→ Task objective
The listing below should be printed exactly, every line of it. Skip the pictures.

→ Dataset extract
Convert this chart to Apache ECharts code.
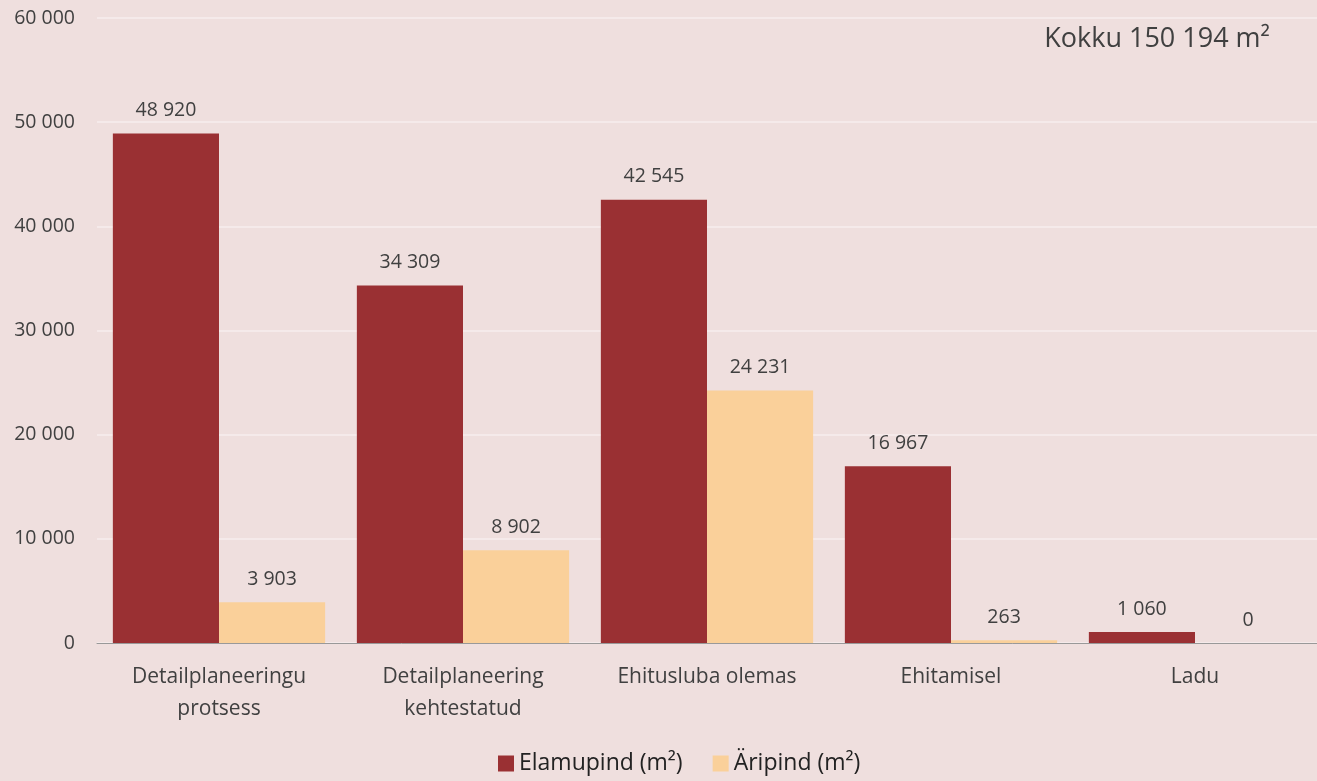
<!DOCTYPE html>
<html><head><meta charset="utf-8">
<script src="https://cdn.jsdelivr.net/npm/echarts@6/dist/echarts.min.js"></script>
<style>html,body{margin:0;padding:0;background:#EFDFDE;}#c{width:1317px;height:781px;}</style>
</head><body><div id="c"></div>
<script>
const categories = ['Detailplaneeringu\nprotsess', 'Detailplaneering\nkehtestatud', 'Ehitusluba olemas', 'Ehitamisel', 'Ladu'];
const elamupind = [48920, 34309, 42545, 16967, 1060];
const aripind = [3903, 8902, 24231, 263, 0];
const seriesNames = ['Elamupind (m²)', 'Äripind (m²)'];
const totalText = 'Kokku 150 194 m²';

const fmt = v => String(v).replace(/\B(?=(\d{3})+(?!\d))/g, ' ');
const FONT = 'Open Sans';
const chart = echarts.init(document.getElementById('c'));
const labelCfg = {show: true, position: 'top', distance: 13, color: '#404040', fontSize: 19.5, fontFamily: FONT, formatter: p => fmt(p.value)};
chart.setOption({
  backgroundColor: '#EFDFDE',
  textStyle: {fontFamily: FONT},
  graphic: [{type: 'text', right: 47, top: 26, style: {text: totalText, font: '27px "Open Sans"', fill: '#404040'}}],
  legend: {bottom: 1, left: 493, itemWidth: 16, itemHeight: 16, itemGap: 30, icon: 'rect',
    textStyle: {color: '#222', fontSize: 23, fontFamily: FONT, padding: [0, 0, 0, 0]}, data: seriesNames},
  grid: {left: 97, right: 0, top: 18, bottom: 138, containLabel: false},
  xAxis: {type: 'category', data: categories,
    axisLine: {lineStyle: {color: '#999', width: 1}}, axisTick: {show: false},
    axisLabel: {color: '#404040', fontSize: 21, fontFamily: FONT, margin: 18, lineHeight: 32}},
  yAxis: {type: 'value', min: 0, max: 60000, interval: 10000,
    axisLabel: {color: '#404040', fontSize: 19.5, fontFamily: FONT, margin: 22, formatter: v => fmt(v)},
    splitLine: {lineStyle: {color: '#F7EEEE', width: 1.5}}, axisLine: {show: false}},
  series: [
    {name: seriesNames[0], type: 'bar', data: elamupind, barGap: '0%', barCategoryGap: '13%', itemStyle: {color: '#9A3033'}, label: labelCfg},
    {name: seriesNames[1], type: 'bar', data: aripind, itemStyle: {color: '#FAD09A'}, label: labelCfg}
  ]
});
</script></body></html>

→ Answer to this exercise
Convert this chart to Apache ECharts code.
<!DOCTYPE html>
<html><head><meta charset="utf-8">
<script src="https://cdn.jsdelivr.net/npm/echarts@6/dist/echarts.min.js"></script>
<style>html,body{margin:0;padding:0;background:#EFDFDE;}#c{width:1317px;height:781px;}</style>
</head><body><div id="c"></div>
<script>
const categories = ['Detailplaneeringu\nprotsess', 'Detailplaneering\nkehtestatud', 'Ehitusluba olemas', 'Ehitamisel', 'Ladu'];
const elamupind = [48920, 34309, 42545, 16967, 1060];
const aripind = [3903, 8902, 24231, 263, 0];
const seriesNames = ['Elamupind (m²)', 'Äripind (m²)'];
const totalText = 'Kokku 150 194 m²';

const fmt = v => String(v).replace(/\B(?=(\d{3})+(?!\d))/g, ' ');
const FONT = 'Open Sans';
const chart = echarts.init(document.getElementById('c'));
const labelCfg = {show: true, position: 'top', distance: 13, color: '#404040', fontSize: 19.5, fontFamily: FONT, formatter: p => fmt(p.value)};
chart.setOption({
  backgroundColor: '#EFDFDE',
  textStyle: {fontFamily: FONT},
  graphic: [{type: 'text', right: 47, top: 26, style: {text: totalText, font: '27px "Open Sans"', fill: '#404040'}}],
  legend: {bottom: 1, left: 493, itemWidth: 16, itemHeight: 16, itemGap: 30, icon: 'rect',
    textStyle: {color: '#222', fontSize: 23, fontFamily: FONT, padding: [0, 0, 0, 0]}, data: seriesNames},
  grid: {left: 97, right: 0, top: 18, bottom: 138, containLabel: false},
  xAxis: {type: 'category', data: categories,
    axisLine: {lineStyle: {color: '#999', width: 1}}, axisTick: {show: false},
    axisLabel: {color: '#404040', fontSize: 21, fontFamily: FONT, margin: 18, lineHeight: 32}},
  yAxis: {type: 'value', min: 0, max: 60000, interval: 10000,
    axisLabel: {color: '#404040', fontSize: 19.5, fontFamily: FONT, margin: 22, formatter: v => fmt(v)},
    splitLine: {lineStyle: {color: '#F7EEEE', width: 1.5}}, axisLine: {show: false}},
  series: [
    {name: seriesNames[0], type: 'bar', data: elamupind, barGap: '0%', barCategoryGap: '13%', itemStyle: {color: '#9A3033'}, label: labelCfg},
    {name: seriesNames[1], type: 'bar', data: aripind, itemStyle: {color: '#FAD09A'}, label: labelCfg}
  ]
});
</script></body></html>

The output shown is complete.